The extraction and cryopreservation of ovarian tissue can be performed shortly before beginning the cytotoxic therapy. It may also be combined with other techniques such as the transposition of the ovaries. Currently, a combination with ovarian stimulation and cryopreservation of fertilised or unfertilised oocytes is being tested in the FertiPROTEKT network and has been successful so far.
In order to preserve the ovarian tissue, either the whole ovary is resected laparoscopically or about ½ of the ovarian cortex is retrieved from one ovary and prepared and preserved using cryoprotective agents. Recent findings suggest that it is beneficial to at least leave a residual ovary in place so as to enable an optimised homologous transplantation later.
If, after a sufficiently long relapse-free interval, the patient wishes to get pregnant but suffers from ovarian insufficiency, the tissue is usually transplanted orthotopically to the remaining ovary (Donnez et al. Lancet 2004, 364:1405-1410; Meirow et al. N Engl J Med 2005, 353:318-321) or heterotopically into a peritoneal pocket (Andersen et al. Hum Reprod 2008 Jul 3. Epub ahead of print).
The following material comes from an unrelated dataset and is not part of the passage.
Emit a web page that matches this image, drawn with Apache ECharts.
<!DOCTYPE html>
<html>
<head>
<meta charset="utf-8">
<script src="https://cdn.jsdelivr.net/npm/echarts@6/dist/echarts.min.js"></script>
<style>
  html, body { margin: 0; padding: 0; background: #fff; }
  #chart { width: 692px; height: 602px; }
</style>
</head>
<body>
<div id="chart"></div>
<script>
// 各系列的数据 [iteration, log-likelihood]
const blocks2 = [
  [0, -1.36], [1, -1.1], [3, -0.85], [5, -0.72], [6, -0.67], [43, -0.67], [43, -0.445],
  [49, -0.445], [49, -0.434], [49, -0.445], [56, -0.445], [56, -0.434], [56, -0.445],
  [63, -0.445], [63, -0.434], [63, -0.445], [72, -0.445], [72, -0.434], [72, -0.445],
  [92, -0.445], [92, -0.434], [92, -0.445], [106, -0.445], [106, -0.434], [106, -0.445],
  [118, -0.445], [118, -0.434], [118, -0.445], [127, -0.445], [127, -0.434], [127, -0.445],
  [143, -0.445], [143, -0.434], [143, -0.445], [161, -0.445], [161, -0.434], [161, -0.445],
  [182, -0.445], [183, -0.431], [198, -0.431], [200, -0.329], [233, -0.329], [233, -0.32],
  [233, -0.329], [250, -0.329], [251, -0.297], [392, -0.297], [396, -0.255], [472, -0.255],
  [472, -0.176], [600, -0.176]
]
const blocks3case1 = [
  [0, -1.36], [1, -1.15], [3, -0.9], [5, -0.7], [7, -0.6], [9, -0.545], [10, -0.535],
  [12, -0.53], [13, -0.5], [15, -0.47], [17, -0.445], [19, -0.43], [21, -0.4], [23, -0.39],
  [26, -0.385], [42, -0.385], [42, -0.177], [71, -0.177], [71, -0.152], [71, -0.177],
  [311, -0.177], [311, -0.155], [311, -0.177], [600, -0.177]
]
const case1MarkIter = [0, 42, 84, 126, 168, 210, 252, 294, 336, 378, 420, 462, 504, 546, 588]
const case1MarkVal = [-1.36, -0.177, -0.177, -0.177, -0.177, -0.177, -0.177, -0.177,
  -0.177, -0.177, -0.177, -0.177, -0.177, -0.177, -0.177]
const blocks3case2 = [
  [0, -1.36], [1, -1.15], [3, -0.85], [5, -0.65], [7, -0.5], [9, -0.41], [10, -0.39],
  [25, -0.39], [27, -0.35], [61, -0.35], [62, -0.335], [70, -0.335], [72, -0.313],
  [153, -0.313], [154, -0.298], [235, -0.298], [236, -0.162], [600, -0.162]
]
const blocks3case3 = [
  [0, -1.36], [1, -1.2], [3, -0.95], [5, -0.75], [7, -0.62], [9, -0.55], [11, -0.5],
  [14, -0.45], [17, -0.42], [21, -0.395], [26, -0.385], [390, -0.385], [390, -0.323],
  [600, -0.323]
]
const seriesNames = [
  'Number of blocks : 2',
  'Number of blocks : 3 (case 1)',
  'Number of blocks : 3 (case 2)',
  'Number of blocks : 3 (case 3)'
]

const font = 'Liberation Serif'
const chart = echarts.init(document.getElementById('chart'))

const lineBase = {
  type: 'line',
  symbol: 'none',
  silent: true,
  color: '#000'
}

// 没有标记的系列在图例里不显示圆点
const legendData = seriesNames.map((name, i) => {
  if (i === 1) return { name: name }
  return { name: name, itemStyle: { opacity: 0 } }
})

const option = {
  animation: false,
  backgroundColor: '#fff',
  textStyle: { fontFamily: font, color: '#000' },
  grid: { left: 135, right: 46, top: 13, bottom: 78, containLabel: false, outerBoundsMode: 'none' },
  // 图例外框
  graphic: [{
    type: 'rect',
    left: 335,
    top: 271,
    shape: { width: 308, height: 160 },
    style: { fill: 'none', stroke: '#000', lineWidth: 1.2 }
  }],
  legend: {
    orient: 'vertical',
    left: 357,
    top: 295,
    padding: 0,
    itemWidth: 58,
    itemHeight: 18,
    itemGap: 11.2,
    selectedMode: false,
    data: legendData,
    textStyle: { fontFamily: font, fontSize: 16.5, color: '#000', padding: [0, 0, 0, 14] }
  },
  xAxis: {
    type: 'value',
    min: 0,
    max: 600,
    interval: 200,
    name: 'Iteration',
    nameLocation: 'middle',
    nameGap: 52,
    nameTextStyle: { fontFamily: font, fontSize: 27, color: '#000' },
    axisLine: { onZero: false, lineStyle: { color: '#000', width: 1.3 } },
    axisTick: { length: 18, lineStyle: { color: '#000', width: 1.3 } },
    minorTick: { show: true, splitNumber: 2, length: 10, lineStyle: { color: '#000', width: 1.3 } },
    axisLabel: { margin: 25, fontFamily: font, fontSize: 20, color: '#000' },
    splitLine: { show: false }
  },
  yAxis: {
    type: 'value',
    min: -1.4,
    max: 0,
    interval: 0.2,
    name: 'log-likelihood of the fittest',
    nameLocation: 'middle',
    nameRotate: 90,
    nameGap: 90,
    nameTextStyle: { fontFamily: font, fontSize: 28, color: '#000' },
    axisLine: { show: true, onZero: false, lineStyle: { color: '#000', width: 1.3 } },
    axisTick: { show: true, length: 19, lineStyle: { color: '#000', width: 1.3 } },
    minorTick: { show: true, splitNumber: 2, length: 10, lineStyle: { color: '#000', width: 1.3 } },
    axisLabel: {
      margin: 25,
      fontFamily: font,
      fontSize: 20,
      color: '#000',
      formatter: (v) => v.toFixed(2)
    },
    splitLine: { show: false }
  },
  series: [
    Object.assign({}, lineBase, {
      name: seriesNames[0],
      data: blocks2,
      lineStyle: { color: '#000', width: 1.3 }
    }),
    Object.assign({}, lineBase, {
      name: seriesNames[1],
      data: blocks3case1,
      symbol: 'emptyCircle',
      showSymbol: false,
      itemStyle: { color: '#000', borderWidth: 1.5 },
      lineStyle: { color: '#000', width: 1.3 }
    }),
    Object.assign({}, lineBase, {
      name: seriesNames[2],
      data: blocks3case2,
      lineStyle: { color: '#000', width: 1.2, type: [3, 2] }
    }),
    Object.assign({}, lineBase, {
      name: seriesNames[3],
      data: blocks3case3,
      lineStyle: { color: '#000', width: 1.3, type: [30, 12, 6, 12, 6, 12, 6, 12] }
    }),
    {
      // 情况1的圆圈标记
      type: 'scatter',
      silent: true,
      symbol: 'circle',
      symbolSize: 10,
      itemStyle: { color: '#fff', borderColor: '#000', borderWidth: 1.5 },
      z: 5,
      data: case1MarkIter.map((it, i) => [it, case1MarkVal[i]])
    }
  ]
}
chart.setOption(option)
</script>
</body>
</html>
It should be noted that international experience with the cryopreservation of ovarian tissue is still limited. However, the birth of 15 children and several more pregnancies indicate the very high potential of this technique (Donnez et al., Ann Med).
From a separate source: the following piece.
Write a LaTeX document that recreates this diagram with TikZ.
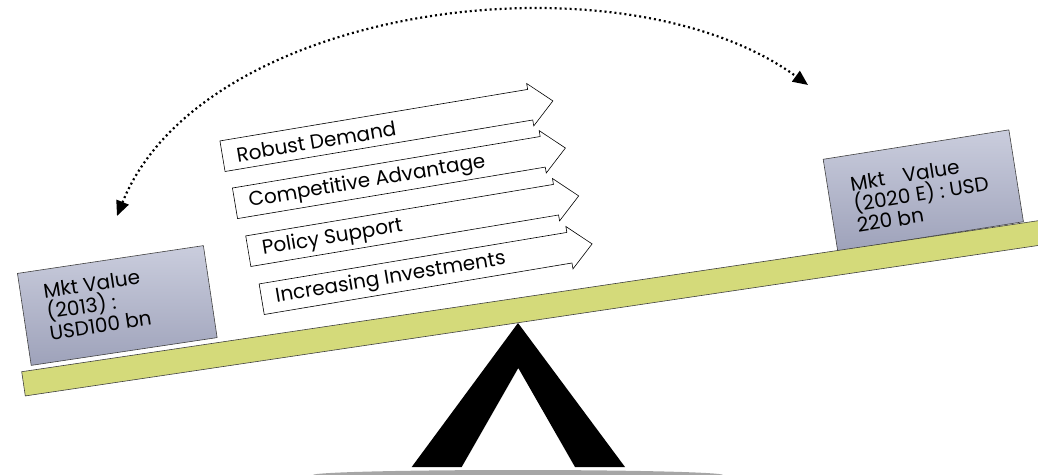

FertiPROTEKT normally favours the laparoscopic retrieval of only a part of the ovarian cortex. It is usually an outpatient procedure so that it does not cause a lot of stress to the patient. If complete functional loss of the ovaries is expected, e.g. when the pelvis has been irradiated or bone marrow transplanted, it may make sense to retrieve the whole ovary. Immediately after the intervention, the tissue is transferred to a tissue bank which carries out the preparation and cryopreservation following the recommendations and standards of FertiPROTEKT.
The cryopreservation of ovarian tissue is especially suitable for younger patients since their ovaries still contain a great number of oocytes, so the chances of successful transplantation are higher. The upper age limited is 35 years. If the ovarian reserve is still very high, the age limit may be raised on a case-by-case basis.
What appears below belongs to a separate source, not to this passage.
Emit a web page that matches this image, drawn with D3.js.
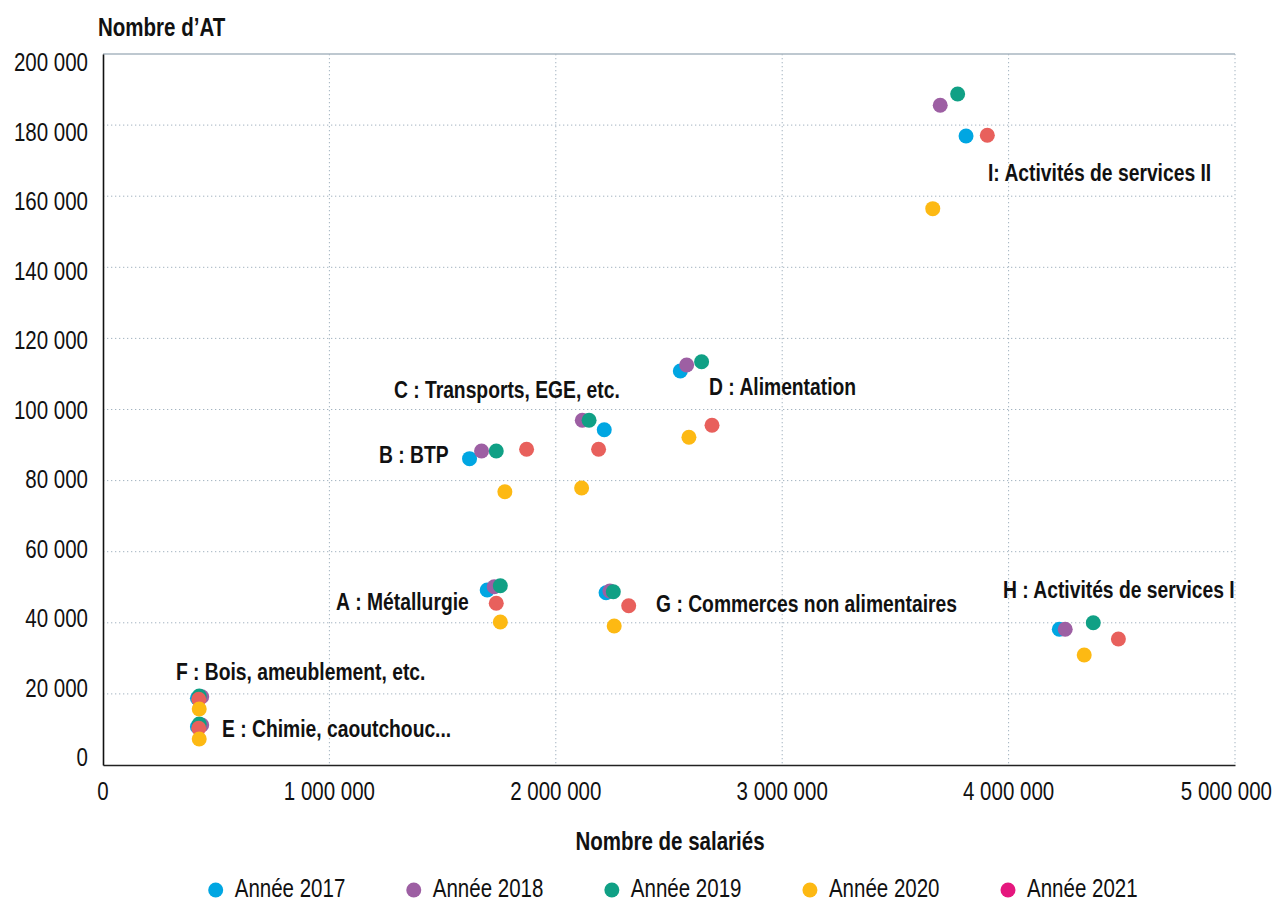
<!DOCTYPE html>
<html lang="fr">
<head>
<meta charset="utf-8">
<script src="https://cdn.jsdelivr.net/npm/d3@7"></script>
<style>
  body { margin: 0; background: #fff; }
  svg text { font-family: "Liberation Sans", Arial, sans-serif; fill: #111; }
</style>
</head>
<body>
<div id="chart"></div>
<script>
// secteurs A..I
const sectors = ["A", "B", "C", "D", "E", "F", "G", "H", "I"];
const sectorLabels = [
  "A\u00A0: Métallurgie",
  "B\u00A0: BTP",
  "C\u00A0: Transports, EGE, etc.",
  "D\u00A0: Alimentation",
  "E\u00A0: Chimie, caoutchouc...",
  "F\u00A0: Bois, ameublement, etc.",
  "G\u00A0: Commerces non alimentaires",
  "H\u00A0: Activités de services I",
  "I: Activités de services II"
];
// where each label sits, in data units (salariés, AT)
const labelX = [1029000, 1219000, 1285000, 2677000, 526000, 322000, 2443000, 3975000, 3909000];
const labelY = [43600, 84950, 103240, 104080, 7880, 23910, 43040, 46980, 164280];

const years = ["Année 2017", "Année 2018", "Année 2019", "Année 2020", "Année 2021"];

// nombre de salariés par secteur
const salaries2017 = [1697000, 1619000, 2214000, 2550000, 417000, 417000, 2222000, 4224000, 3812000];
const salaries2018 = [1728000, 1672000, 2117000, 2578000, 436000, 436000, 2239000, 4250000, 3698000];
const salaries2019 = [1755000, 1737000, 2147000, 2644000, 425000, 425000, 2254000, 4374000, 3775000];
const salaries2020 = [1755000, 1775000, 2114000, 2588000, 425000, 425000, 2258000, 4334000, 3665000];
const salaries2021 = [1737000, 1871000, 2189000, 2690000, 423000, 423000, 2322000, 4485000, 3906000];

// nombre d'AT par secteur
const at2017 = [49230, 86170, 94320, 110830, 10770, 18760, 48470, 38170, 176940];
const at2018 = [50160, 88330, 96960, 112520, 11250, 19210, 48950, 38170, 185570];
const at2019 = [50440, 88330, 96960, 113450, 11530, 19410, 48750, 40030, 188750];
const at2020 = [40230, 76880, 77920, 92180, 7310, 15750, 39100, 30940, 156490];
const at2021 = [45480, 88800, 88800, 95560, 10320, 18480, 44810, 35440, 177130];

const xTicks = [0, 1000000, 2000000, 3000000, 4000000, 5000000];
const yTicks = [0, 20000, 40000, 60000, 80000, 100000, 120000, 140000, 160000, 180000, 200000];

const pointColors = ["#00a6e2", "#9d5fa3", "#10a085", "#fdb913", "#e8605c"];
const legendColors = ["#00a6e2", "#9d5fa3", "#10a085", "#fdb913", "#e5177e"];

const width = 1274, height = 900;
const margin = {top: 54, right: 39, bottom: 135, left: 103};
const plotW = width - margin.left - margin.right;
const plotH = height - margin.top - margin.bottom;

// the original type is a condensed sans: squeeze Liberation Sans horizontally
function narrow(sel) {
  sel.each(function() {
    const w = this.getComputedTextLength();
    d3.select(this)
      .attr("textLength", (w * 0.82).toFixed(1))
      .attr("lengthAdjust", "spacingAndGlyphs");
  });
}

const fmt = v => d3.format(",")(v).replace(/,/g, " ");

const svg = d3.select("#chart").append("svg")
  .attr("width", width)
  .attr("height", height);

const g = svg.append("g")
  .attr("transform", "translate(" + margin.left + "," + margin.top + ")");

const xScale = d3.scaleLinear().domain([0, 5000000]).range([0, plotW]);
const yScale = d3.scaleLinear().domain([0, 200000]).range([plotH, 0]);
// the y tick texts drift slightly from their gridlines in the original
const yLabelScale = d3.scaleLinear().domain([0, 200000]).range([plotH - 8, 8]);

// gridlines
g.append("g")
  .selectAll("line")
  .data(yTicks.filter(d => d > 0 && d < 200000))
  .join("line")
  .attr("x1", 0).attr("x2", plotW)
  .attr("y1", d => yScale(d)).attr("y2", d => yScale(d))
  .attr("stroke", "#a3b3c0")
  .attr("stroke-width", 1)
  .attr("stroke-dasharray", "1.3,2.7");

g.append("g")
  .selectAll("line")
  .data(xTicks.filter(d => d > 0))
  .join("line")
  .attr("x1", d => xScale(d)).attr("x2", d => xScale(d))
  .attr("y1", 0).attr("y2", plotH)
  .attr("stroke", "#a3b3c0")
  .attr("stroke-width", 1)
  .attr("stroke-dasharray", "1.3,2.7");

// top border
g.append("line")
  .attr("x1", 0).attr("x2", plotW)
  .attr("y1", yScale(200000)).attr("y2", yScale(200000))
  .attr("stroke", "#a9b6c1")
  .attr("stroke-width", 1.5);

// axes
g.append("g")
  .attr("transform", "translate(0," + plotH + ")")
  .call(d3.axisBottom(xScale).tickValues(xTicks).tickSize(0).tickFormat(""))
  .call(a => a.select(".domain").attr("stroke", "#222").attr("stroke-width", 1.6));

g.append("g")
  .call(d3.axisLeft(yScale).tickValues(yTicks).tickSize(0).tickFormat(""))
  .call(a => a.select(".domain").attr("stroke", "#111").attr("stroke-width", 1.6));

// tick labels
g.append("g")
  .selectAll("text")
  .data(xTicks)
  .join("text")
  .attr("x", (d, i) => i === xTicks.length - 1 ? xScale(d) + 37 : xScale(d))
  .attr("y", plotH + 35)
  .attr("text-anchor", (d, i) => i === xTicks.length - 1 ? "end" : "middle")
  .style("font-size", "25px")
  .text(fmt)
  .call(narrow);

g.append("g")
  .selectAll("text")
  .data(yTicks)
  .join("text")
  .attr("x", -15)
  .attr("y", d => yLabelScale(d))
  .attr("dy", "0.36em")
  .attr("text-anchor", "end")
  .style("font-size", "25px")
  .text(fmt)
  .call(narrow);

// axis titles
svg.append("text")
  .attr("x", 98)
  .attr("y", 36)
  .style("font-size", "25px")
  .style("font-weight", "bold")
  .text("Nombre d’AT")
  .call(narrow);

svg.append("text")
  .attr("x", 670)
  .attr("y", 850)
  .attr("text-anchor", "middle")
  .style("font-size", "25px")
  .style("font-weight", "bold")
  .text("Nombre de salariés")
  .call(narrow);

// points, 2020 drawn last
const seriesX = [salaries2017, salaries2018, salaries2019, salaries2020, salaries2021];
const seriesY = [at2017, at2018, at2019, at2020, at2021];
const drawOrder = [0, 1, 2, 4, 3];

drawOrder.forEach(k => {
  g.append("g")
    .selectAll("circle")
    .data(sectors.map((s, i) => ({x: seriesX[k][i], y: seriesY[k][i]})))
    .join("circle")
    .attr("cx", d => xScale(d.x))
    .attr("cy", d => yScale(d.y))
    .attr("r", 7.5)
    .attr("fill", pointColors[k]);
});

// sector labels
g.append("g")
  .selectAll("text")
  .data(sectorLabels)
  .join("text")
  .attr("x", (d, i) => xScale(labelX[i]))
  .attr("y", (d, i) => yScale(labelY[i]))
  .style("font-size", "23.5px")
  .style("font-weight", "bold")
  .text(d => d)
  .call(narrow);

// legend
const legendX = d3.scaleLinear().domain([0, 4]).range([215.7, 1008]);
const legend = svg.append("g")
  .selectAll("g")
  .data(years)
  .join("g")
  .attr("transform", (d, i) => "translate(" + legendX(i) + ",890)");

legend.append("circle")
  .attr("r", 7.5)
  .attr("fill", (d, i) => legendColors[i]);

legend.append("text")
  .attr("x", 19)
  .attr("y", 7)
  .style("font-size", "25px")
  .text(d => d)
  .call(narrow);
</script>
</body>
</html>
This method is also suitable if there is only about ½ week left until the beginning of the cytotoxic therapy, so that it is no longer possible to stimulate the ovaries and extract oocytes, which would take around 2 weeks.
Theoretically, there is a risk that malignant cells are transplanted along with the tissue, but this transplantation risk has not been confirmed in practice. However, the possibility of cryopreserving ovarian tissue of patients with leukemia or a borderline tumor of the ovary should be treated with great caution.
Before the tissue is re-transplanted, various tests to exclude micrometastasis are carried out. Attempts have also been made to perform xenologous transplantation, i.e. the transplantation of tissue into immunodeficient mice. In this method, it seems to be easier to evaluate the risk of re-metastasis in cases of high-risk transplantations, e.g. after leukemia.